2 Kings 5
I had a hard time titling this blog. I knew exactly what I wanted to convey, but couldn’t really think of a good way to communicate it in a title. So, I hope by the time you’re done reading this, you’ll understand what I had in mind.
My thoughts about God and the subtle witness are based on two portions of this chapter. First, this: "Now bands of raiders from Aram had gone out and had taken captive a young girl from Israel, and she served Naaman’s wife. She said to her mistress, 'If only my master would see the prophet who is in Samaria! He would cure him of his leprosy.'" (vs 2-3)
Next, this: "Naaman said [to Elisha], 'please let me, your servant, be given as much earth as a pair of mules can carry, for your servant will never again make burnt offerings and sacrifices to any other god but the Lord. But may the Lord forgive your servant for this one thing: When my master enters the temple of Rimmon to bow down and he is leaning on my arm and I have to bow there also—when I bow down in the temple of Rimmon, may the Lord forgive your servant for this.'" (vs 17-18)
Let’s talk about the servant girl first. Actually, servant is such a sanitized word. She was a slave. She had been stolen from her home by bands of raiders from Aram and taken to serve Naaman’s wife. Now, what I find interesting about her is that she wasn’t trying to get out of her terrible situation. She didn’t embark on a campaign for her freedom. She didn’t take up the cause of her civil rights. Instead, she began to serve Naaman and his household for God as best she could.
And when Naaman turned up with leprosy, instead of thinking Ha! He got exactly what he deserved, she told him where he could find healing. She helped him! Her captor! She didn’t even try to use this information as leverage to garner her freedom. All she was interested in doing was helping him. And, the fact that she was taken seriously (and Naaman did what she said in order to find healing) testifies to the incredible job she was doing as a slave. She had never been a problem. They trusted her. What an amazing (albeit extremely subtle) witness she was for God. Her very life, day in and day out, was a witness to the Lord.
And that brings us to the second passage I quoted. When Naaman was healed of his leprosy and became convinced that the God of Israel was the one and only true God, he decided to be the same kind of witness he had encountered in his own household. You see, Naaman had a master of his own—a master who would go into the temple to worship one of the false gods of Aram, and Naaman would go with him. But now that Naaman knew the truth about God, he wasn’t intending to go back to Aram and start a noisy campaign, but to simply continue on in his daily routine and look for opportunities to influence his master. He would make his life a subtle witness to the Lord.

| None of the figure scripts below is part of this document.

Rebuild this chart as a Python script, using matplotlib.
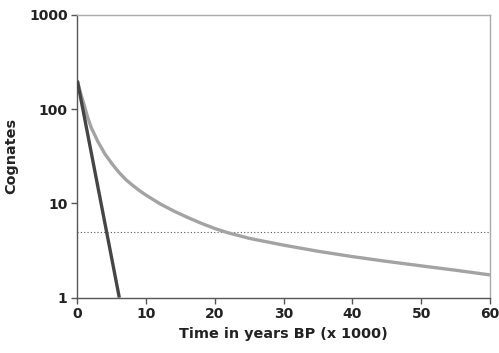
import matplotlib
matplotlib.use('Agg')
import matplotlib.pyplot as plt
from matplotlib.ticker import FixedLocator, NullLocator

# gray curve: cognates retained over time
years = [0, 0.5, 1, 1.5, 2, 3, 4, 5, 6, 7, 8, 9, 10, 12, 14, 16, 18, 20, 22,
         25, 30, 35, 40, 45, 50, 55, 60]
cognates = [200, 145, 110, 82, 64, 45, 33.5, 26.5, 21.5, 18, 15.6, 13.7, 12.2,
            9.9, 8.3, 7.1, 6.15, 5.4, 4.85, 4.25, 3.6, 3.1, 2.72, 2.42, 2.17,
            1.95, 1.74]

# dark line: steep exponential decay
years_fast = [0, 6.1]
cognates_fast = [200, 1]

threshold = 5
yticks = [1, 10, 100, 1000]
xticks = [0, 10, 20, 30, 40, 50, 60]

fig = plt.figure(figsize=(4.99, 3.53), dpi=100)
ax = fig.add_axes([0.155, 0.157, 0.827, 0.801])

ax.plot(years, cognates, color='#a3a3a3', lw=2.4, solid_capstyle='butt',
        solid_joinstyle='round', zorder=3)
ax.plot(years_fast, cognates_fast, color='#454545', lw=2.4, solid_capstyle='butt', zorder=4)
ax.plot([0, 60], [threshold, threshold], color='#555555', lw=0.8, ls=(0, (1, 2)), zorder=2)

ax.set_yscale('log')
ax.set_xlim(0, 60)
ax.set_ylim(1, 1000)
ax.yaxis.set_major_locator(FixedLocator(yticks))
ax.yaxis.set_minor_locator(NullLocator())
ax.set_yticklabels([str(v) for v in yticks])
ax.set_xticks(xticks)
ax.set_xticklabels([str(v) for v in xticks])

for lab in ax.get_xticklabels() + ax.get_yticklabels():
    lab.set_fontweight('bold')
    lab.set_fontsize(10)
    lab.set_color('#222222')

ax.tick_params(direction='out', length=4, width=1, color='#555555', pad=3)
ax.spines['left'].set_color('#555555')
ax.spines['bottom'].set_color('#555555')
ax.spines['top'].set_color('#aaaaaa')
ax.spines['right'].set_color('#aaaaaa')
for s in ax.spines.values():
    s.set_linewidth(1)

ax.set_xlabel('Time in years BP (x 1000)', fontsize=10.4, fontweight='bold', color='#222222', labelpad=4)
ax.set_ylabel('Cognates', fontsize=10.4, fontweight='bold', color='#222222', labelpad=8)

fig.savefig('out.png', dpi=100)
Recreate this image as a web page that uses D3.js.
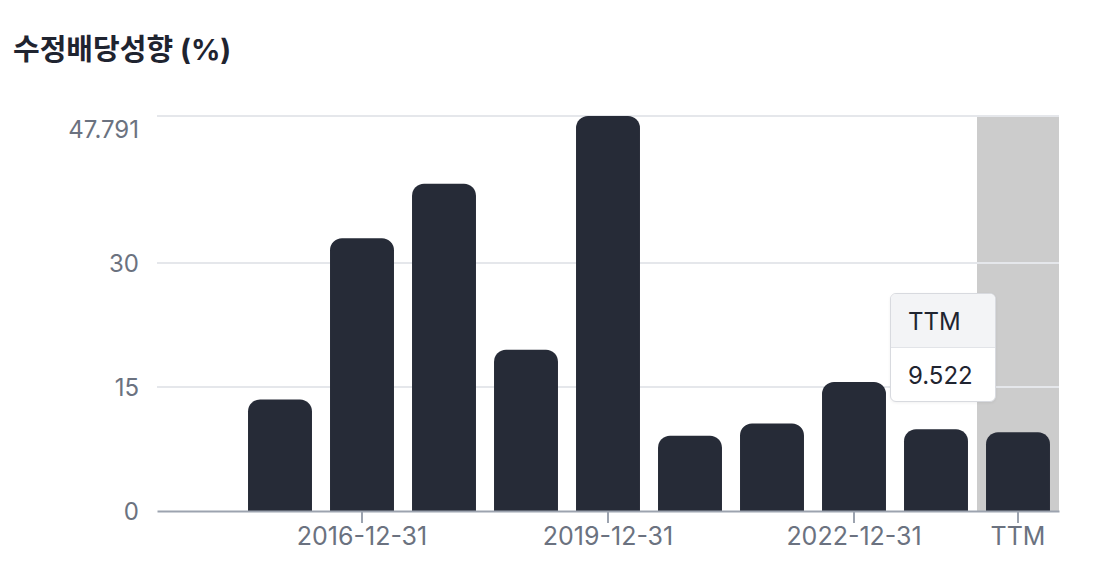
<!DOCTYPE html>
<html>
<head>
<meta charset="utf-8">
<script src="https://cdn.jsdelivr.net/npm/d3@7"></script>
<style>
  body { margin: 0; background: #fff; font-family: Inter, "Noto Sans CJK KR", sans-serif; }
  #graph { position: relative; width: 1094px; height: 578px; }
  .tip { position: absolute; border: 1px solid #d8dadf; border-radius: 6px; background: #fff;
         font-size: 24px; color: #1f2430; overflow: hidden; box-shadow: 0 1px 3px rgba(0,0,0,0.06); }
  .tip .hd { background: #f3f4f6; padding: 0 17px; height: 53px; line-height: 56px; border-bottom: 1px solid #e2e4e8; }
  .tip .bd { padding: 0 17px; height: 53px; line-height: 56px; }
</style>
</head>
<body>
<div id="graph"></div>
<script>
const categories = ["2014-12-31", "2015-12-31", "2016-12-31", "2017-12-31", "2018-12-31",
    "2019-12-31", "2020-12-31", "2021-12-31", "2022-12-31", "2023-12-31", "TTM"]
const values = [null, 13.5, 33.0, 39.6, 19.5, 47.791, 9.1, 10.6, 15.6, 9.9, 9.522]
const yTicks = [0, 15, 30, 47.791]
const xTicks = ["2016-12-31", "2019-12-31", "2022-12-31", "TTM"]

const width = 1094, height = 578
const svg = d3.select("#graph").append("svg")
    .attr("width", width)
    .attr("height", height)

// 标题
svg.append("text")
    .attr("x", 13).attr("y", 60)
    .attr("font-size", 29).attr("font-weight", 700)
    .attr("fill", "#1f2430")
    .text("수정배당성향 (%)")

const x = d3.scaleBand()
    .domain(categories)
    .range([157, 1059])
    .paddingInner(0.22)
    .paddingOuter(0.11)
const y = d3.scaleLinear()
    .domain([0, d3.max(yTicks)])
    .range([511, 116])

// 高亮 TTM 区域
svg.append("rect")
    .attr("x", x("TTM") - x.step() * x.paddingInner() / 2)
    .attr("y", y(d3.max(yTicks)))
    .attr("width", x.step())
    .attr("height", y(0) - y(d3.max(yTicks)))
    .attr("fill", "#cccccc")

// 网格线
svg.append("g")
    .selectAll("line")
    .data(yTicks.filter(d => d > 0))
    .enter().append("line")
    .attr("x1", 157).attr("x2", 1059)
    .attr("y1", d => y(d)).attr("y2", d => y(d))
    .attr("stroke", "#e5e7eb").attr("stroke-width", 2)

// y 轴
const yMax = d3.max(yTicks)
const yAxis = svg.append("g")
    .attr("transform", "translate(139,0)")
    .call(d3.axisLeft(y).tickValues(yTicks).tickSize(0).tickPadding(0)
        .tickFormat(d => d === yMax ? "47.791" : d))
yAxis.select(".domain").remove()
yAxis.selectAll("text")
    .attr("font-size", 24).attr("fill", "#6b7280")
    .attr("font-family", "Inter, sans-serif")
    .attr("dy", d => d === yMax ? "0.9em" : "0.35em")

// 柱子（上方圆角）
const r = 12
svg.append("g")
    .selectAll("path")
    .data(categories.map((c, i) => ({c, v: values[i]})).filter(d => d.v != null))
    .enter().append("path")
    .attr("fill", "#262b37")
    .attr("d", d => {
        const x0 = x(d.c), w = x.bandwidth(), y0 = y(d.v), y1 = y(0)
        const p = d3.path()
        p.moveTo(x0, y1)
        p.lineTo(x0, y0 + r)
        p.arcTo(x0, y0, x0 + r, y0, r)
        p.lineTo(x0 + w - r, y0)
        p.arcTo(x0 + w, y0, x0 + w, y0 + r, r)
        p.lineTo(x0 + w, y1)
        p.closePath()
        return p.toString()
    })

// x 轴
const xAxis = svg.append("g")
    .attr("transform", `translate(0,${y(0)})`)
    .call(d3.axisBottom(x).tickValues(xTicks).tickSize(12).tickPadding(4).tickSizeOuter(0))
xAxis.select(".domain").attr("stroke", "#9ca3af").attr("stroke-width", 2)
xAxis.selectAll(".tick line").attr("stroke", "#9ca3af").attr("stroke-width", 2)
xAxis.selectAll("text")
    .attr("font-size", 25).attr("fill", "#6b7280")
    .attr("font-family", "Inter, sans-serif")

// 提示框
const tip = d3.select("#graph").append("div")
    .attr("class", "tip")
    .style("left", "890px").style("top", "293px").style("width", "104px")
tip.append("div").attr("class", "hd").text("TTM")
tip.append("div").attr("class", "bd").text(values[values.length - 1])
</script>
</body>
</html>
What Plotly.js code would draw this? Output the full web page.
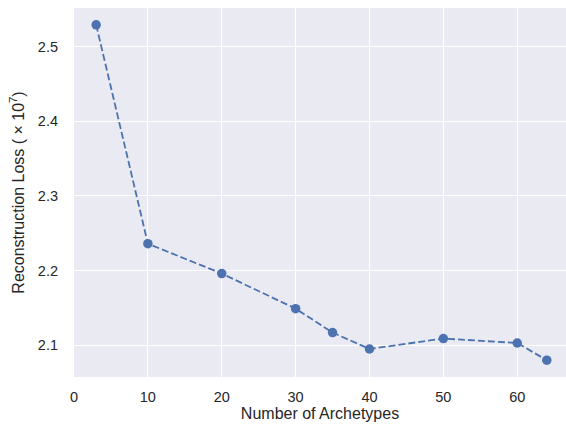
<!DOCTYPE html>
<html><head><meta charset="utf-8">
<script src="https://cdn.plot.ly/plotly-3.0.1.min.js"></script>
<style>body{margin:0;padding:0;background:#fff}#chart{width:566px;height:425px}</style>
</head><body><div id="chart"></div>
<script>
const archetypes = [3, 10, 20, 30, 35, 40, 50, 60, 64];
const loss = [2.529, 2.236, 2.196, 2.149, 2.117, 2.095, 2.109, 2.103, 2.080];
const xTicks = [0, 10, 20, 30, 40, 50, 60];
const yTicks = [2.1, 2.2, 2.3, 2.4, 2.5];

const trace = {
  x: archetypes, y: loss, type: 'scatter', mode: 'lines+markers',
  line: {color: '#4C72B0', width: 1.8, dash: '7px,3px'},
  marker: {color: '#4C72B0', size: 9.5},
  cliponaxis: false
};
const font = {family: 'Liberation Sans, Arial, sans-serif', color: '#262626', size: 14};
const layout = {
  width: 566, height: 425,
  margin: {l: 74, r: 0, t: 8, b: 48},
  paper_bgcolor: '#ffffff', plot_bgcolor: '#EAEAF2',
  font: font, showlegend: false,
  xaxis: {range: [0, 66.6], tickvals: xTicks, ticktext: xTicks.map(String),
    showgrid: true, gridcolor: '#ffffff', gridwidth: 1.2, zeroline: false, showline: false,
    ticks: '', ticklen: 0, tickfont: {size: 14.5}, ticklabelstandoff: 9,
    title: {text: 'Number of Archetypes', font: {size: 16}, standoff: 4}},
  yaxis: {range: [2.0575, 2.5515], tickvals: yTicks, ticktext: yTicks.map(v => v.toFixed(1)),
    showgrid: true, gridcolor: '#ffffff', gridwidth: 1.2, zeroline: false, showline: false,
    ticks: '', ticklen: 0, tickfont: {size: 14.5}, ticklabelstandoff: 15,
    title: {text: 'Reconstruction Loss ( × 10<sup>7</sup>)', font: {size: 16}, standoff: 9}}
};
Plotly.newPlot('chart', [trace], layout, {staticPlot: true, displayModeBar: false});
</script></body></html>
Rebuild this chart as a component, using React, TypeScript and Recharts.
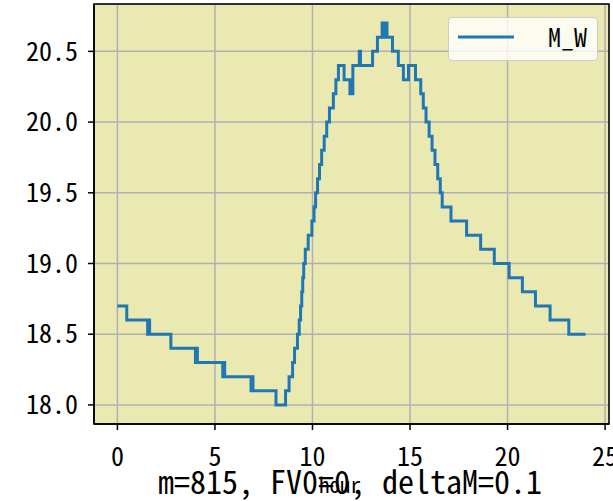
import React from "react";
import {
  LineChart,
  Line,
  XAxis,
  YAxis,
  CartesianGrid,
  ReferenceArea,
} from "recharts";

// hour of each change of M_W (step after) and the value from then on
const hours = [
  0, 0.48, 1.55, 1.6, 1.65, 2.74, 4.0, 4.05, 4.1, 5.4, 5.45, 5.5, 6.85, 6.9,
  6.95, 8.13, 8.62, 8.8, 8.98, 9.08, 9.23, 9.32, 9.39, 9.45, 9.5, 9.55, 9.63,
  9.78, 9.97, 10.08, 10.16, 10.26, 10.36, 10.47, 10.6, 10.73, 10.87, 11.07,
  11.2, 11.33, 11.62, 11.92, 12.07, 12.4, 12.46, 13.08, 13.33, 13.57, 13.68,
  13.72, 13.82, 14.1, 14.4, 14.66, 14.92, 15.28, 15.55, 15.68, 15.82, 15.98,
  16.13, 16.28, 16.42, 16.55, 16.65, 17.1, 17.9, 18.62, 19.32, 20.08, 20.76,
  21.43, 22.18, 23.14, 24.0,
];
const values = [
  18.7, 18.6, 18.5, 18.6, 18.5, 18.4, 18.3, 18.4, 18.3, 18.2, 18.3, 18.2, 18.1,
  18.2, 18.1, 18.0, 18.1, 18.2, 18.3, 18.4, 18.5, 18.6, 18.7, 18.8, 18.9, 19.0,
  19.1, 19.2, 19.3, 19.4, 19.5, 19.6, 19.7, 19.8, 19.9, 20.0, 20.1, 20.2, 20.3,
  20.4, 20.3, 20.2, 20.4, 20.5, 20.4, 20.5, 20.6, 20.7, 20.6, 20.7, 20.6, 20.5,
  20.4, 20.3, 20.4, 20.3, 20.2, 20.1, 20.0, 19.9, 19.8, 19.7, 19.6, 19.5, 19.4,
  19.3, 19.2, 19.1, 19.0, 18.9, 18.8, 18.7, 18.6, 18.5, 18.5,
];

const xTicks = [0, 5, 10, 15, 20, 25];
const yTicks = [18.0, 18.5, 19.0, 19.5, 20.0, 20.5];

const X_DOMAIN: [number, number] = [-1.2, 25.2];
const Y_DOMAIN: [number, number] = [17.865, 20.835];

const FONT =
  '"Noto Sans Mono CJK JP", "Noto Sans CJK JP", "Liberation Mono", monospace';
const BLUE = "#1f77b4";

const data = hours.map((h, i) => ({ h, v: values[i] }));

// legend box like matplotlib's upper-right legend
const LegendBox = () => (
  <div
    style={{
      position: "absolute",
      left: 448,
      top: 17,
      width: 150,
      height: 44,
      boxSizing: "border-box",
      background: "rgba(255,255,255,0.8)",
      border: "1px solid #cccccc",
      borderRadius: 4,
    }}
  >
    <svg width={150} height={44} style={{ position: "absolute", left: -1, top: -1 }}>
      <line x1={10} x2={66} y1={20} y2={20} stroke={BLUE} strokeWidth={3} />
      <text x={100} y={30} fontFamily={FONT} fontSize={26} fill="#000">
        M_W
      </text>
    </svg>
  </div>
);

export default function App() {
  return (
    <div style={{ position: "absolute", left: 0, top: 0, width: 613, height: 501, background: "#fff" }}>
      <LineChart
        width={613}
        height={501}
        data={data}
        margin={{ top: 4, right: 4, left: 0, bottom: 0 }}
      >
        <CartesianGrid
          stroke="#b0b0b0"
          strokeWidth={1.5}
          fill="#ebe9b2"
          fillOpacity={1}
        />
        <XAxis
          dataKey="h"
          type="number"
          domain={X_DOMAIN}
          ticks={xTicks}
          interval={0}
          allowDataOverflow
          height={77}
          tickSize={6}
          tickMargin={18}
          tickLine={{ stroke: "#000", strokeWidth: 1.5 }}
          axisLine={{ stroke: "#000", strokeWidth: 1.5 }}
          tick={{ fontFamily: FONT, fontSize: 26, fill: "#000" }}
        />
        <YAxis
          type="number"
          domain={Y_DOMAIN}
          ticks={yTicks}
          interval={0}
          allowDataOverflow
          width={94}
          tickSize={6}
          tickMargin={10}
          tickFormatter={(v: number) => v.toFixed(1)}
          tickLine={{ stroke: "#000", strokeWidth: 1.5 }}
          axisLine={{ stroke: "#000", strokeWidth: 1.5 }}
          tick={{ fontFamily: FONT, fontSize: 26, fill: "#000" }}
        />
        <Line
          type="stepAfter"
          dataKey="v"
          name="M_W"
          stroke={BLUE}
          strokeWidth={3}
          dot={false}
          isAnimationActive={false}
        />
        <ReferenceArea
          x1={X_DOMAIN[0]}
          x2={X_DOMAIN[1]}
          y1={Y_DOMAIN[0]}
          y2={Y_DOMAIN[1]}
          fill="none"
          stroke="#000"
          strokeWidth={1.5}
        />
        <text x={340} y={493} textAnchor="middle" fontFamily={FONT} fontSize={21} fill="#000">
          hour
        </text>
        <text x={350} y={494} textAnchor="middle" fontFamily={FONT} fontSize={32} fill="#000">
          m=815, FV0=0, deltaM=0.1
        </text>
      </LineChart>
      <LegendBox />
    </div>
  );
}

So often, we have been tempted to think that what God requires of us is to go around like bulls in a china shop, making a huge racket about what’s wrong with this world and everyone in it. But 2 Kings 5 makes it clear that an effective witness for the Lord doesn’t have to be a noisy witness. In fact, I think it’s more often the case that the most effective witnesses for God are the ones who aren’t trying to "witness" at all. They don’t do what they do or say what they say because they’re expecting a change in someone else; they are just living out a simple, devoted life to the Lord.
Conviction is the job of the Holy Spirit. And yes, there are times when the Spirit chooses to speak loudly and brashly through a prophet in order to confront evil. But it would be such a shame if we lost sight of the power of the subtle, quietly-surrendered life, the life that wasn’t out to advertise, but simply out to serve. Personally, I think it’s a shame that more of us aren’t like that little Israelite slave. If we found ourselves in her situation, would our first priority be service... or a lawsuit?
If we could spend less time trying to alter our circumstances and, instead, let God use us in the midst of our circumstances, I think we would see miraculous things. I think we would rediscover in our day the powerful ways in which God uses the subtle witness.